GOAL:
Output the data word for word, dropping every image.

====================

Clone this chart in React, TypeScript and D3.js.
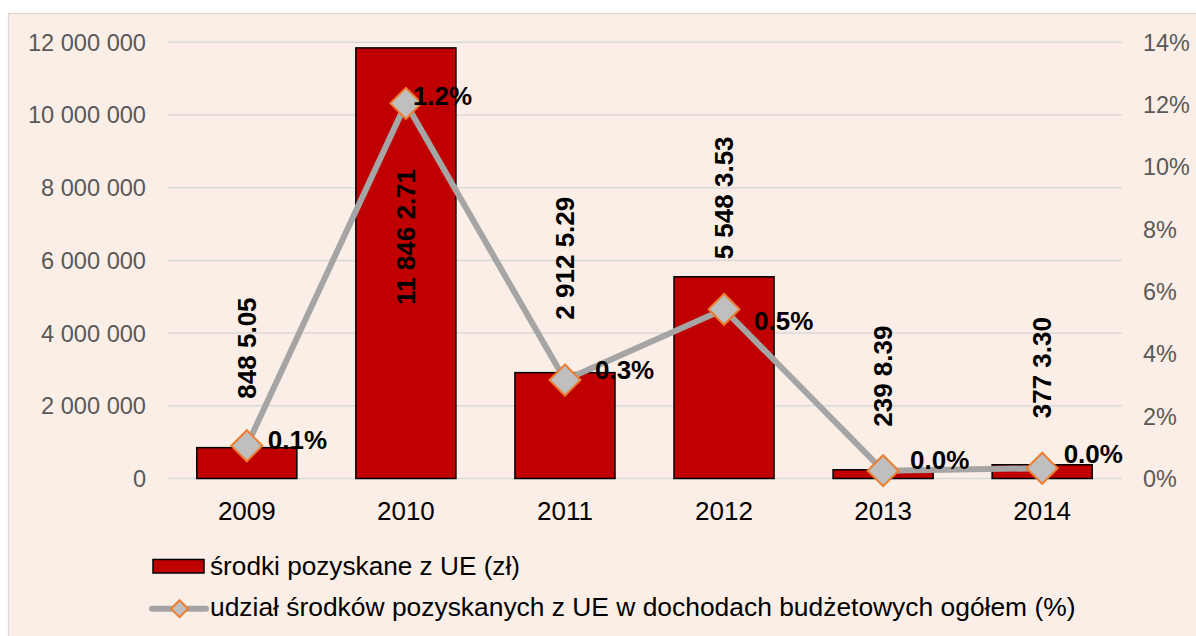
import React from "react";
import * as d3 from "d3";

// ---- data ----
const years = ["2009", "2010", "2011", "2012", "2013", "2014"];
const funds = [848505, 11846271, 2912529, 5548353, 239839, 377330];
const shares = [1.05, 12.04, 3.16, 5.43, 0.25, 0.33];
const fundLabels = ["848 5.05", "11 846 2.71", "2 912 5.29", "5 548 3.53", "239 8.39", "377 3.30"];
const shareLabels = ["0.1%", "1.2%", "0.3%", "0.5%", "0.0%", "0.0%"];
const leftTicks = [0, 2000000, 4000000, 6000000, 8000000, 10000000, 12000000];
const rightTicks = [0, 2, 4, 6, 8, 10, 12, 14];
const legendBar = "środki pozyskane z UE (zł)";
const legendLine = "udział środków pozyskanych z UE w dochodach budżetowych ogółem (%)";

// ---- layout (manual label placements, px) ----
const fundLabelOffsets = [-49, 257, -53, -17.5, -43, -46.5];
const shareLabelNudges: [number, number][] = [
  [21, -5.7],
  [7, -7.3],
  [30, -10.5],
  [30, 11],
  [27, -10.7],
  [21.5, -15],
];

const W = 1196;
const H = 636;
const FONT = "'Liberation Sans', Arial, Helvetica, sans-serif";

export default function App() {
  const x = d3.scaleBand<string>().domain(years).range([167.3, 1121.7]).padding(0);
  const yL = d3.scaleLinear().domain([0, 12000000]).range([478.5, 42.3]);
  const yR = d3.scaleLinear().domain([0, 14]).range([478.5, 42.3]);
  const barW = x.bandwidth() * 0.629;
  const cx = (y: string) => (x(y) as number) + x.bandwidth() / 2;

  const locale = d3.formatLocale({
    decimal: ",",
    thousands: " ",
    grouping: [3],
    currency: ["", ""],
  });
  const fmtL = locale.format(",.0f");
  const fmtR = (v: number) => `${v}%`;

  const pts: [number, number][] = years.map((y, i) => [cx(y), yR(shares[i])]);
  const line = d3.line()(pts) as string;

  const diamond = (px: number, py: number, r: number) =>
    `M${px},${py - r}L${px + r},${py}L${px},${py + r}L${px - r},${py}Z`;

  const [x0, x1] = x.range();

  return (
    <svg
      width={W}
      height={H}
      style={{ position: "absolute", left: 0, top: 0, fontFamily: FONT }}
    >
      <rect x={0} y={0} width={W} height={H} fill="#ffffff" />
      <rect
        x={8.5}
        y={13.5}
        width={W + 10}
        height={H + 10}
        fill="#FBEEE6"
        stroke="#D9D9D9"
        strokeWidth={1.3}
      />

      {/* gridlines */}
      {leftTicks.map((t) => (
        <line
          key={"g" + t}
          x1={x0}
          x2={x1}
          y1={yL(t)}
          y2={yL(t)}
          stroke="#D9D9D9"
          strokeWidth={1.5}
        />
      ))}

      {/* left axis labels */}
      {leftTicks.map((t) => (
        <text
          key={"l" + t}
          x={146}
          y={yL(t) + 8.4}
          textAnchor="end"
          fontSize={23.6}
          fill="#595959"
        >
          {fmtL(t)}
        </text>
      ))}

      {/* right axis labels */}
      {rightTicks.map((t) => (
        <text
          key={"r" + t}
          x={1143}
          y={yR(t) + 8.4}
          textAnchor="start"
          fontSize={23.4}
          fill="#595959"
        >
          {fmtR(t)}
        </text>
      ))}

      {/* bars */}
      {years.map((y, i) => (
        <rect
          key={"b" + y}
          x={cx(y) - barW / 2}
          y={yL(funds[i])}
          width={barW}
          height={yL(0) - yL(funds[i])}
          fill="#C00000"
          stroke="#000000"
          strokeWidth={1.5}
        />
      ))}

      {/* category labels */}
      {years.map((y) => (
        <text
          key={"c" + y}
          x={cx(y)}
          y={519.5}
          textAnchor="middle"
          fontSize={26}
          fill="#000000"
        >
          {y}
        </text>
      ))}

      {/* line */}
      <path
        d={line}
        fill="none"
        stroke="#A5A5A5"
        strokeWidth={6}
        strokeLinejoin="round"
        strokeLinecap="round"
      />
      {pts.map(([px, py], i) => (
        <path
          key={"m" + i}
          d={diamond(px, py, 15.5)}
          fill="#BFBFBF"
          stroke="#ED7D31"
          strokeWidth={2}
        />
      ))}

      {/* bar value labels (rotated) */}
      {years.map((y, i) => {
        const bottom = yL(funds[i]) + fundLabelOffsets[i];
        return (
          <text
            key={"fl" + y}
            transform={`translate(${cx(y)},${bottom}) rotate(-90)`}
            x={0}
            y={9.3}
            textAnchor="start"
            fontSize={26}
            fontWeight="bold"
            fill="#000000"
          >
            {fundLabels[i]}
          </text>
        );
      })}

      {/* share labels */}
      {pts.map(([px, py], i) => (
        <text
          key={"sl" + i}
          x={px + shareLabelNudges[i][0]}
          y={py + shareLabelNudges[i][1] + 9.3}
          textAnchor="start"
          fontSize={26}
          fontWeight="bold"
          fill="#000000"
        >
          {shareLabels[i]}
        </text>
      ))}

      {/* legend */}
      <rect
        x={153}
        y={559.5}
        width={51}
        height={13.5}
        fill="#C00000"
        stroke="#000000"
        strokeWidth={1.5}
      />
      <text x={210} y={575} fontSize={26.2} fill="#000000">
        {legendBar}
      </text>
      <line
        x1={152}
        x2={206}
        y1={608.7}
        y2={608.7}
        stroke="#A5A5A5"
        strokeWidth={6}
        strokeLinecap="round"
      />
      <path d={diamond(179.5, 608.7, 8.5)} fill="#BFBFBF" stroke="#ED7D31" strokeWidth={2} />
      <text x={210} y={616} fontSize={26.4} fill="#000000">
        {legendLine}
      </text>
    </svg>
  );
}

====================

EXERCISE SOLUTION:
Clone this chart in React, TypeScript and D3.js.
import React from "react";
import * as d3 from "d3";

// ---- data ----
const years = ["2009", "2010", "2011", "2012", "2013", "2014"];
const funds = [848505, 11846271, 2912529, 5548353, 239839, 377330];
const shares = [1.05, 12.04, 3.16, 5.43, 0.25, 0.33];
const fundLabels = ["848 5.05", "11 846 2.71", "2 912 5.29", "5 548 3.53", "239 8.39", "377 3.30"];
const shareLabels = ["0.1%", "1.2%", "0.3%", "0.5%", "0.0%", "0.0%"];
const leftTicks = [0, 2000000, 4000000, 6000000, 8000000, 10000000, 12000000];
const rightTicks = [0, 2, 4, 6, 8, 10, 12, 14];
const legendBar = "środki pozyskane z UE (zł)";
const legendLine = "udział środków pozyskanych z UE w dochodach budżetowych ogółem (%)";

// ---- layout (manual label placements, px) ----
const fundLabelOffsets = [-49, 257, -53, -17.5, -43, -46.5];
const shareLabelNudges: [number, number][] = [
  [21, -5.7],
  [7, -7.3],
  [30, -10.5],
  [30, 11],
  [27, -10.7],
  [21.5, -15],
];

const W = 1196;
const H = 636;
const FONT = "'Liberation Sans', Arial, Helvetica, sans-serif";

export default function App() {
  const x = d3.scaleBand<string>().domain(years).range([167.3, 1121.7]).padding(0);
  const yL = d3.scaleLinear().domain([0, 12000000]).range([478.5, 42.3]);
  const yR = d3.scaleLinear().domain([0, 14]).range([478.5, 42.3]);
  const barW = x.bandwidth() * 0.629;
  const cx = (y: string) => (x(y) as number) + x.bandwidth() / 2;

  const locale = d3.formatLocale({
    decimal: ",",
    thousands: " ",
    grouping: [3],
    currency: ["", ""],
  });
  const fmtL = locale.format(",.0f");
  const fmtR = (v: number) => `${v}%`;

  const pts: [number, number][] = years.map((y, i) => [cx(y), yR(shares[i])]);
  const line = d3.line()(pts) as string;

  const diamond = (px: number, py: number, r: number) =>
    `M${px},${py - r}L${px + r},${py}L${px},${py + r}L${px - r},${py}Z`;

  const [x0, x1] = x.range();

  return (
    <svg
      width={W}
      height={H}
      style={{ position: "absolute", left: 0, top: 0, fontFamily: FONT }}
    >
      <rect x={0} y={0} width={W} height={H} fill="#ffffff" />
      <rect
        x={8.5}
        y={13.5}
        width={W + 10}
        height={H + 10}
        fill="#FBEEE6"
        stroke="#D9D9D9"
        strokeWidth={1.3}
      />

      {/* gridlines */}
      {leftTicks.map((t) => (
        <line
          key={"g" + t}
          x1={x0}
          x2={x1}
          y1={yL(t)}
          y2={yL(t)}
          stroke="#D9D9D9"
          strokeWidth={1.5}
        />
      ))}

      {/* left axis labels */}
      {leftTicks.map((t) => (
        <text
          key={"l" + t}
          x={146}
          y={yL(t) + 8.4}
          textAnchor="end"
          fontSize={23.6}
          fill="#595959"
        >
          {fmtL(t)}
        </text>
      ))}

      {/* right axis labels */}
      {rightTicks.map((t) => (
        <text
          key={"r" + t}
          x={1143}
          y={yR(t) + 8.4}
          textAnchor="start"
          fontSize={23.4}
          fill="#595959"
        >
          {fmtR(t)}
        </text>
      ))}

      {/* bars */}
      {years.map((y, i) => (
        <rect
          key={"b" + y}
          x={cx(y) - barW / 2}
          y={yL(funds[i])}
          width={barW}
          height={yL(0) - yL(funds[i])}
          fill="#C00000"
          stroke="#000000"
          strokeWidth={1.5}
        />
      ))}

      {/* category labels */}
      {years.map((y) => (
        <text
          key={"c" + y}
          x={cx(y)}
          y={519.5}
          textAnchor="middle"
          fontSize={26}
          fill="#000000"
        >
          {y}
        </text>
      ))}

      {/* line */}
      <path
        d={line}
        fill="none"
        stroke="#A5A5A5"
        strokeWidth={6}
        strokeLinejoin="round"
        strokeLinecap="round"
      />
      {pts.map(([px, py], i) => (
        <path
          key={"m" + i}
          d={diamond(px, py, 15.5)}
          fill="#BFBFBF"
          stroke="#ED7D31"
          strokeWidth={2}
        />
      ))}

      {/* bar value labels (rotated) */}
      {years.map((y, i) => {
        const bottom = yL(funds[i]) + fundLabelOffsets[i];
        return (
          <text
            key={"fl" + y}
            transform={`translate(${cx(y)},${bottom}) rotate(-90)`}
            x={0}
            y={9.3}
            textAnchor="start"
            fontSize={26}
            fontWeight="bold"
            fill="#000000"
          >
            {fundLabels[i]}
          </text>
        );
      })}

      {/* share labels */}
      {pts.map(([px, py], i) => (
        <text
          key={"sl" + i}
          x={px + shareLabelNudges[i][0]}
          y={py + shareLabelNudges[i][1] + 9.3}
          textAnchor="start"
          fontSize={26}
          fontWeight="bold"
          fill="#000000"
        >
          {shareLabels[i]}
        </text>
      ))}

      {/* legend */}
      <rect
        x={153}
        y={559.5}
        width={51}
        height={13.5}
        fill="#C00000"
        stroke="#000000"
        strokeWidth={1.5}
      />
      <text x={210} y={575} fontSize={26.2} fill="#000000">
        {legendBar}
      </text>
      <line
        x1={152}
        x2={206}
        y1={608.7}
        y2={608.7}
        stroke="#A5A5A5"
        strokeWidth={6}
        strokeLinecap="round"
      />
      <path d={diamond(179.5, 608.7, 8.5)} fill="#BFBFBF" stroke="#ED7D31" strokeWidth={2} />
      <text x={210} y={616} fontSize={26.4} fill="#000000">
        {legendLine}
      </text>
    </svg>
  );
}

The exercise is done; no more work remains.